Ce sont finalement les agences de notation qui auront fait office de juges de paix dans le débat africain sur l’opportunité ou non d’annuler la dette. Pour n’y avoir pas souscrit, le Bénin vient de voir la reconduction de sa note B+ par l’agence Standard and Poor’s, la perspective restant stable.
Élogieuse sur les réformes en cours dans ce pays depuis l’arrivée de Patrice Talon au pouvoir en 2016, l’agence américaine fonde ses prévisions en 2020 sur une croissance de 6,3%.
Au final, quand on connaît la faible incidence de cette initiative G20, évaluée à moins de 100 milliards de FCFA individuellement sur la Côte d’Ivoire et le Sénégal, il y a lieu de se demander s’il n’était pas préférable pour ces pays de solliciter le marché financier, s’approvisionner en devises à taux bas et, partant, refinancer en partie les dettes contractées antérieurement et financer les programmes de riposte contre la pandémie . Au lieu de cette démarche théoriquement réalisable, les deux locomotives de l’UEMOA ont pris une décision qui a abouti à une mise sous surveillance de leurs notations investment grade synonymes d’emblée de réserves et de surcoûts de la part des investisseurs privés. Le pragmatisme du ministre béninois des Finances, Romuald Wadagni, fondé sur une fine connaissance des règles de fonctionnement du marché, a eu raison du classicisme de Lomé, qui a souscrit un programme tout en sachant que sa dette, estimée à 71% en 2020, est d’abord domestique, orientée vers le marché financier sous régional.
La décision du Club de Paris et du G20 à laquelle il faut annexer la Chine, grand créancier bilatéral de l’Afrique, qui hésite entre démarche commune et engagement en solo, est orpheline de la Banque Mondiale. Si cette institution appuie et soutient l’initiative, elle reste cependant en tant qu’institution notée (ce qui n’est pas le cas du FMI) sujette aux appréciations des agences de notation.
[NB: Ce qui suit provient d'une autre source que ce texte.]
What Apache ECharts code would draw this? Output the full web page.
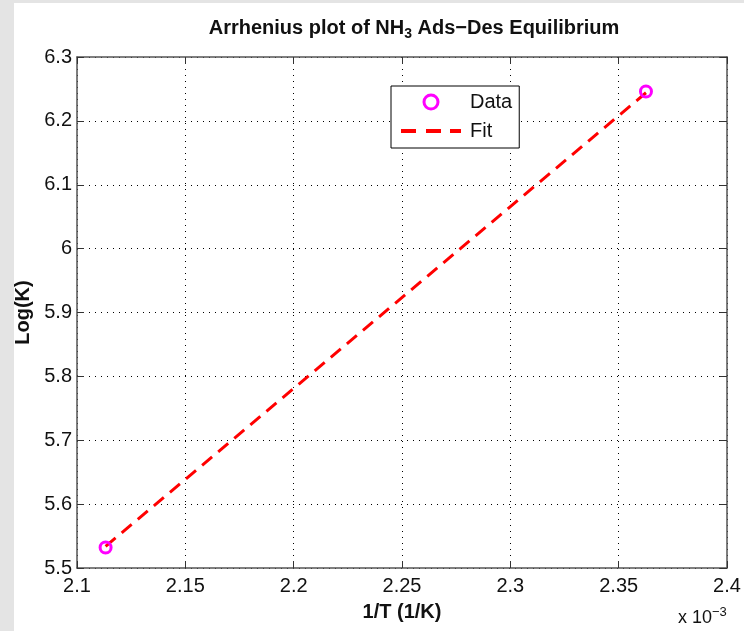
<!DOCTYPE html>
<html lang="en">
  <head>
    <meta charset="UTF-8" />
    <title>Arrhenius plot</title>
    <style>
      html, body { margin: 0; padding: 0; background: #e4e4e4; }
      #main { width: 744px; height: 631px; }
    </style>
  </head>
  <body>
    <div id="main"></div>
    <script src="https://cdn.jsdelivr.net/npm/echarts@6/dist/echarts.min.js"></script>
    <script>
      // data (x in units of 1e-3 1/K)
      var dataX = [2.1132, 2.3626];
      var dataY = [5.532, 6.246];
      var fitX = [2.1132, 2.3626];
      var fitY = [5.534, 6.244];
      var xTicks = [2.1, 2.15, 2.2, 2.25, 2.3, 2.35, 2.4];
      var yTicks = [5.5, 5.6, 5.7, 5.8, 5.9, 6, 6.1, 6.2, 6.3];

      var font = "Liberation Sans, Arial, sans-serif";
      var myChart = echarts.init(document.getElementById("main"));

      var gridDots = { show: true, lineStyle: { color: "#000", width: 1, type: [1, 5] } };
      var axisBox = { show: true, lineStyle: { color: "#555", width: 1.5 } };
      var tickIn = { show: true, inside: true, length: 7, lineStyle: { color: "#333", width: 1 } };
      // dashed legend sample for the fit line (60 x 14 box)
      var fitIcon =
        "path://M0,0h0.1v0.1h-0.1z M0,13.9h0.1v0.1h-0.1z M0,5h15v4h-15z M25,5h15v4h-15z M49,5h11v4h-11z";

      var option = {
        backgroundColor: "transparent",
        animation: false,
        graphic: [
          {
            type: "rect",
            z: -10,
            shape: { x: 14, y: 3, width: 730, height: 628 },
            style: { fill: "#fff" },
          },
          {
            type: "text",
            left: 678,
            top: 606,
            style: {
              text: "x 10{sup|−3}",
              font: "18px " + font,
              fill: "#111",
              rich: {
                sup: { fontSize: 13, fontFamily: font, padding: [0, 0, 12, 0], fill: "#111" },
              },
            },
          },
        ],
        title: {
          text: "Arrhenius plot of NH{sub|3} Ads−Des Equilibrium",
          left: 409,
          textAlign: "center",
          top: 10,
          textStyle: {
            fontFamily: font,
            fontSize: 20,
            fontWeight: "bold",
            color: "#111",
            rich: {
              sub: { fontFamily: font, fontSize: 14, fontWeight: "bold", color: "#111", padding: [12, 0, 0, 0] },
            },
          },
        },
        legend: {
          orient: "vertical",
          left: 391,
          top: 86,
          padding: [6, 7, 7, 10],
          itemWidth: 60,
          itemHeight: 14,
          itemGap: 9,
          backgroundColor: "#fff",
          borderColor: "#000",
          borderWidth: 1,
          textStyle: { fontFamily: font, fontSize: 20, color: "#111", padding: [0, 0, 0, 4] },
          data: [
            { name: "Data", icon: "circle", itemStyle: { color: "rgba(0,0,0,0)", borderColor: "#ff00ff", borderWidth: 3 } },
            { name: "Fit", icon: fitIcon },
          ],
        },
        grid: { left: 77, right: 17, top: 57, bottom: 63 },
        xAxis: [
          {
            type: "value",
            min: xTicks[0],
            max: xTicks[xTicks.length - 1],
            interval: 0.05,
            name: "1/T (1/K)",
            nameLocation: "middle",
            nameGap: 34,
            nameTextStyle: { fontFamily: font, fontSize: 20, fontWeight: "bold", color: "#111" },
            axisLine: axisBox,
            axisTick: tickIn,
            splitLine: gridDots,
            axisLabel: {
              fontFamily: font,
              fontSize: 20,
              color: "#111",
              margin: 8,
              formatter: function (v) {
                return xTicks.indexOf(+v.toFixed(2)) >= 0 ? String(+v.toFixed(2)) : "";
              },
            },
          },
          {
            type: "value",
            position: "top",
            min: xTicks[0],
            max: xTicks[xTicks.length - 1],
            interval: 0.05,
            axisLine: axisBox,
            axisTick: tickIn,
            axisLabel: { show: false },
            splitLine: { show: false },
          },
        ],
        yAxis: [
          {
            type: "value",
            min: yTicks[0],
            max: yTicks[yTicks.length - 1],
            interval: 0.1,
            name: "Log(K)",
            nameLocation: "middle",
            nameGap: 42,
            nameTextStyle: { fontFamily: font, fontSize: 20, fontWeight: "bold", color: "#111" },
            axisLine: axisBox,
            axisTick: tickIn,
            splitLine: gridDots,
            axisLabel: {
              fontFamily: font,
              fontSize: 20,
              color: "#111",
              margin: 5,
              formatter: function (v) {
                return String(+v.toFixed(1));
              },
            },
          },
          {
            type: "value",
            position: "right",
            min: yTicks[0],
            max: yTicks[yTicks.length - 1],
            interval: 0.1,
            axisLine: axisBox,
            axisTick: tickIn,
            axisLabel: { show: false },
            splitLine: { show: false },
          },
        ],
        series: [
          {
            name: "Fit",
            type: "line",
            symbol: "none",
            z: 3,
            lineStyle: { color: "#ff0000", width: 3, type: [13, 8] },
            itemStyle: { color: "#ff0000" },
            data: fitX.map(function (x, i) { return [x, fitY[i]]; }),
          },
          {
            name: "Data",
            type: "scatter",
            symbol: "circle",
            symbolSize: 11,
            z: 4,
            itemStyle: { color: "rgba(0,0,0,0)", borderColor: "#ff00ff", borderWidth: 3, opacity: 1 },
            data: dataX.map(function (x, i) { return [x, dataY[i]]; }),
          },
        ],
      };

      myChart.setOption(option);
    </script>
  </body>
</html>
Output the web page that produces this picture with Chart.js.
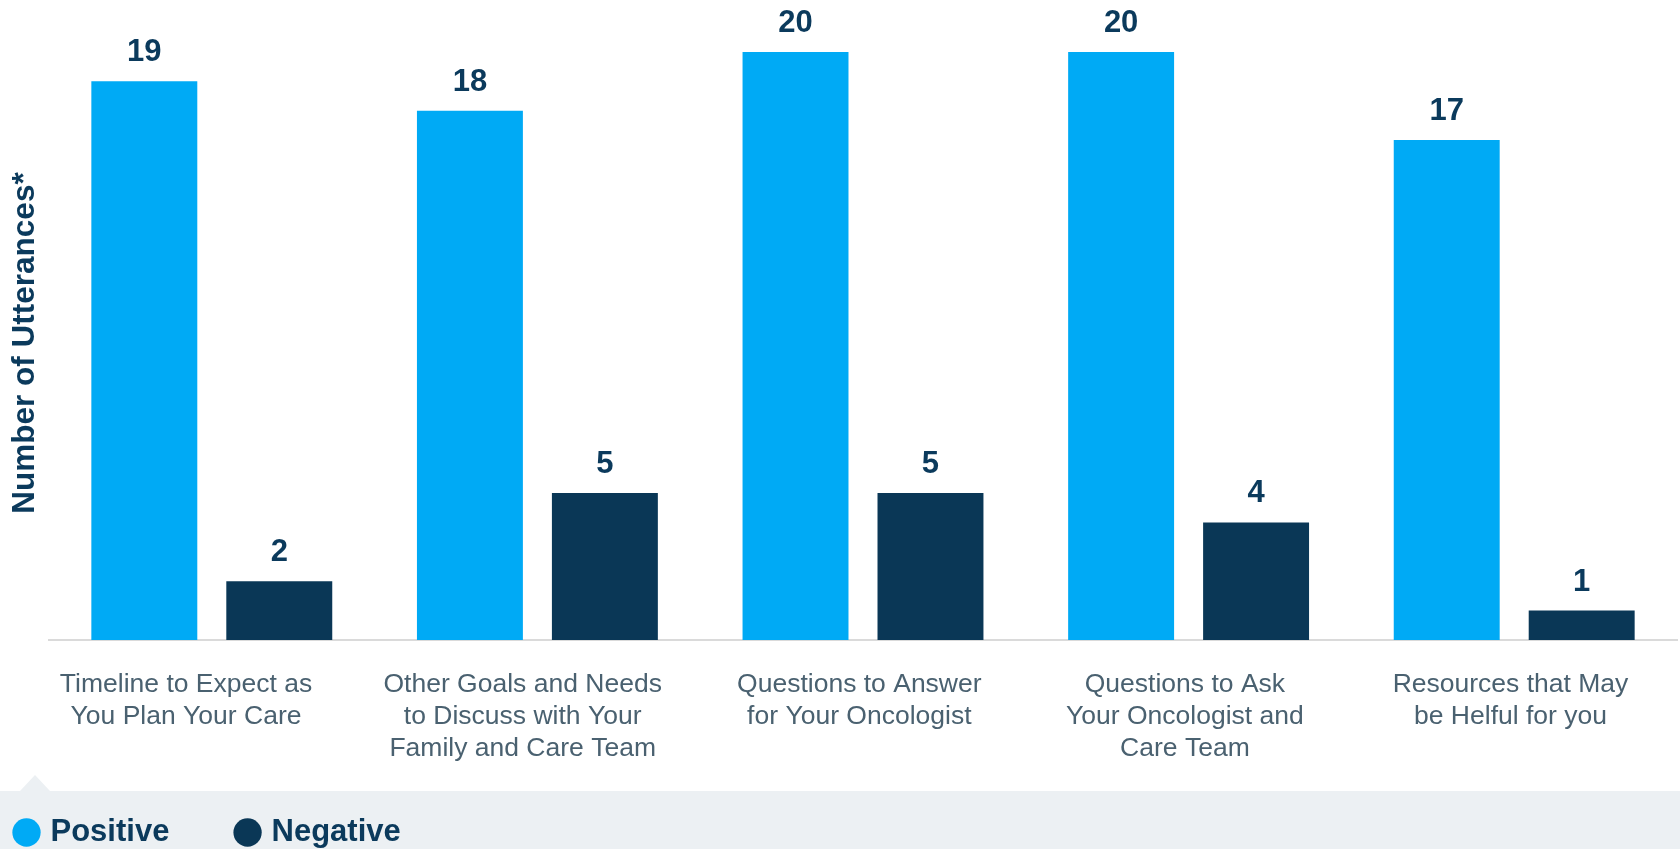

Celles-ci l’auraient mise en garde contre toute annulation allant dans le sens de la détérioration de son profil, ce qui a restreint le champ des interventions de la BM aux fonds confessionnels IDA. D’autres institutions financières sous régionales qui voulaient décréter des appuis budgétaires ont reçu la même injonction concernant la nécessité de préserver leurs notes.
Au final l’échange intellectuel et technique des plus intenses entre le ministre de l’Economie et des Finances du Bénin, Romuald Wadagni et ses pairs de la sous région aura servi à rappeler un vieil adage : en payant ses dettes, l’on s’enrichit et l’on relève sa cote de crédit.